A 10-year-old Colorado girl making up to $250 per day selling cookies in her neighborhood had her business crumbled by neighbors concerned the homemade goods were bringing in too much traffic.
Savannah Watters had been setting up shop on a street corner for five weeks in her Cedar Falls neighborhood until neighbors called the cops on her – three times.
“No one had talked to me about anything, they just took it upon themselves and called 911,” Kara Watters, Savannah’s mother, told The Courier.
“The police show up to talk to my daughter.”
The callers said Savannah had been selling the cookies without an adult present and complained that her business was creating dangerous traffic conditions.
Neighbor Melissa Winberg says she called the police after a car, using her driveway to turn around, nearly slammed into her daughter.
“We’ve had too many people coming in that we don’t know,” Winberg said. “My daughter was in our driveway riding her bike, and a car pulled in and almost hit her.”
Winberg says she started using her car to block her driveway from other motorists. But she said her maneuver still didn’t make the street safer.
“We had three semis, a dump truck and four cars parked along the road,” Winberg said
Falls Public Safety Director Jeff Olson says he had to tell Savannah to move a few feet away from the curb. After fielding all of the complaints, Savannah moved her cookie cart to her own driveway.
“I enjoyed it a lot, so then I wanted to have a cookie shop with my mom ’cause it’s always been my dream to do that,” Savannah said of her small business. Savannah’s mom used to be a professional baker and helped her daughter make the cookies.
“I just wish that I could’ve just kept staying there,” Savannah said. Business was so great, Savannah began handing out order forms and business cards to her customers. She used her money from the cookie sales to buy clothing for school.
Savannah is still taking orders from her driveway but her mom is worried her daughter’s business is taking a hit.
“She’s trying to figure out how she can keep it going,” Kara Watters said. “She just wants her customers to know.”
Winberg says the family shouldn’t be short of options for selling cookies.
“To be honest, if her mom wants to open a cookie shop, there are other ways of doing it than making her 10-year-old daughter sit on the corner for seven hours a day,” she said.
In a similar situation, a 7-year-old lemonade stand operator has been put out of business by the New York State Health Department.
The shutdown occurred after vendors at a nearby county fair complained he was undercutting their price, according to the New York Post.
The young entrepreneur, Brendan Mulvaney, was selling lemonade, water and Sno-cones from the porch of his family’s home, which just so happens to be right outside the Saratoga County Fair in upstate New York.
A woman wearing a Health Department T-shirt turned up Friday and shut it down because the family didn’t have a permit.

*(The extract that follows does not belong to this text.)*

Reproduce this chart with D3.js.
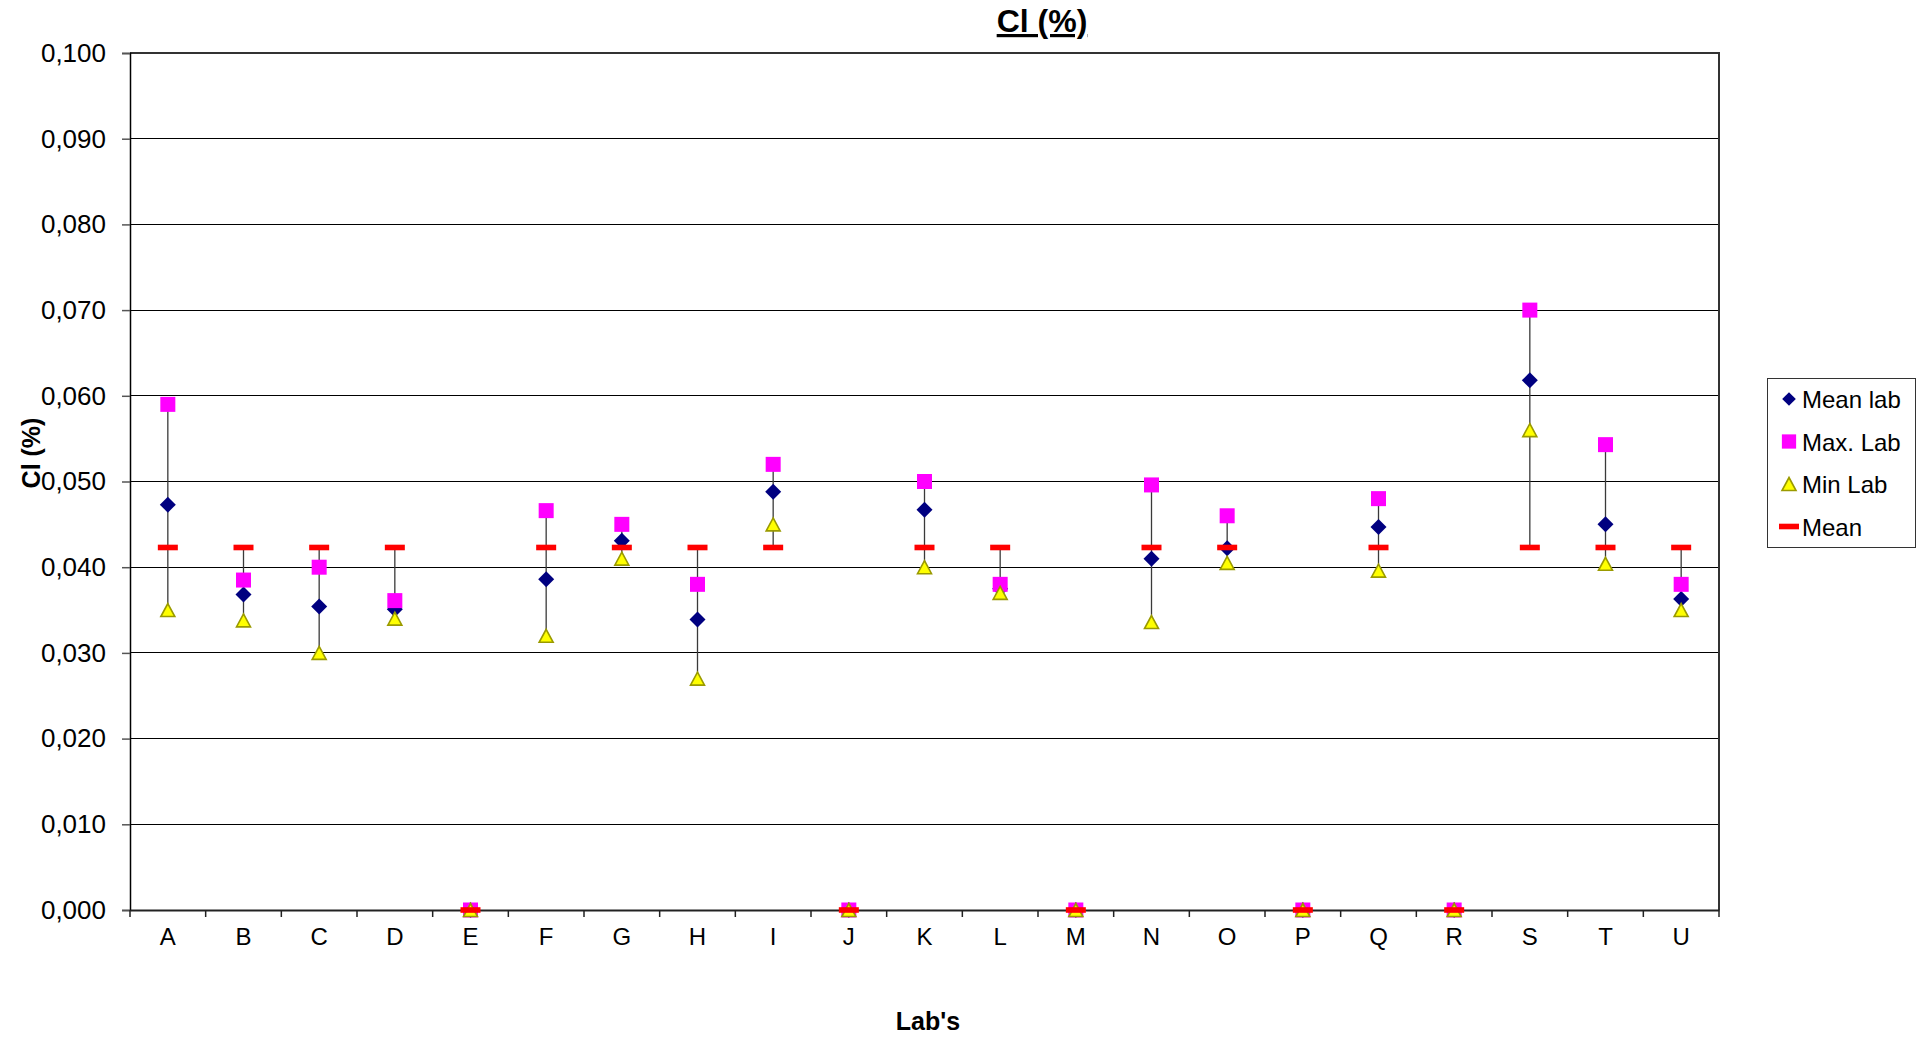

At first, officials said they couldn’t explain what happened because the Department of Health doesn’t regulate lemonade stands. The state agency — which does food inspections in much of upstate — even issued a public apology Sunday to Brendan “for any inconvenience.”
“We are working to better understand the situation but in the meantime want to assure the community that DOH does not issue permits for or oversee lemonade stands,” spokeswoman Jill Montag told the Albany Times Union.

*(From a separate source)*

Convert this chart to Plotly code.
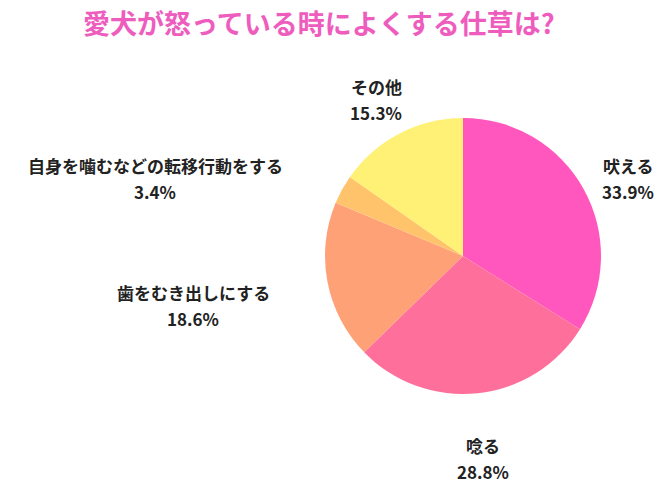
import plotly.graph_objects as go

labels = ["吠える", "唸る", "歯をむき出しにする", "自身を噛むなどの転移行動をする", "その他"]
values = [33.9, 28.8, 18.6, 3.4, 15.3]
colors = ["#FF57BE", "#FF6F9B", "#FFA177", "#FFC46B", "#FFF176"]
# label anchor positions (pixel centres of the two text lines)
label_x = [628, 483, 193, 155, 376]
label_y = [165, 445, 292, 165, 87]

W, H = 667, 500
cx, cy, r = 463, 256, 138

fig = go.Figure(go.Pie(
    labels=labels, values=values, sort=False, direction="clockwise", rotation=0,
    marker=dict(colors=colors, line=dict(width=0)),
    textinfo="none", hoverinfo="label+percent", showlegend=False,
    domain=dict(x=[(cx - r) / W, (cx + r) / W], y=[(H - cy - r) / H, (H - cy + r) / H]),
))

font = dict(family="Noto Sans CJK JP", size=17, color="#222222")
anns = []
for lab, v, x, y in zip(labels, values, label_x, label_y):
    anns.append(dict(text=f"<b>{lab}</b>", x=x / W, y=1 - y / H, xref="paper", yref="paper",
                     showarrow=False, font=font, xanchor="center", yanchor="middle"))
    anns.append(dict(text=f"<b>{v:.1f}%</b>", x=x / W, y=1 - (y + 26) / H, xref="paper", yref="paper",
                     showarrow=False, font=font, xanchor="center", yanchor="middle"))
anns.append(dict(text="<b>愛犬が怒っている時によくする仕草は?</b>", x=319 / W, y=1 - 22 / H,
                 xref="paper", yref="paper", showarrow=False, xanchor="center", yanchor="middle",
                 font=dict(family="Noto Sans CJK JP", size=27, color="#EE5DBE")))

fig.update_layout(width=W, height=H, margin=dict(l=0, r=0, t=0, b=0),
                  paper_bgcolor="white", plot_bgcolor="white", annotations=anns)
fig.write_html("out.html")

But hours later, the bureaucrats did an about-face and declared a permit was indeed required, even for a stand on the Mulvaneys’ own porch.
“In the opinion of the inspector, the lemonade stand was in line with vendors inside the fair. He did not see any child,” DOH spokesman Gary Holmes said. “I have zero interest in creating conflict with a family, and certainly not a cute little kid.”

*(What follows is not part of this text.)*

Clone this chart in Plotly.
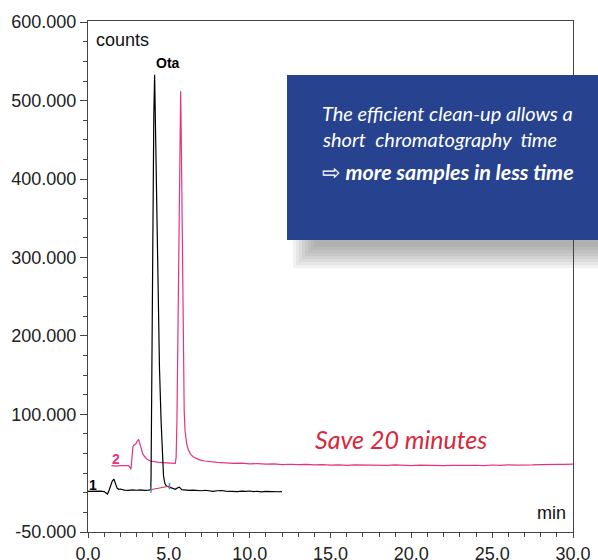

“It’s not about big government overreach; it’s about ensuring safe conditions.”
Brendan’s dad, Sean Mulvaney, fumed to the Times Union, “Yesterday, they issue an apology and today I need a permit.”
The permit costs $30 and is good for a year. Holmes said the DOH would expedite any application from the Mulvaneys.
The reversal left Brendan’s mom and dad frustrated, especially considering the stand had been operating for three years without incident.
“We’re just going to sit down as a family and figure out what we’re going to do here,” mom Jodi said. “It’s just what we did. It’s America.”
State Sen. Jim Tedisco (R-Saratoga) visited the kid’s stand Sunday afternoon and said the state government had gone haywire.
“There’s nothing that says America more than apple pie and kids running lemonade stands,” he said in a statement. “What has our state government come to?”
The youngster was charging 75 cents a cup for pre-mixed lemonade, while fresh-squeezed at the fair was going for about $7.
There was no immediate comment from Gov. Andrew Cuomo’s office.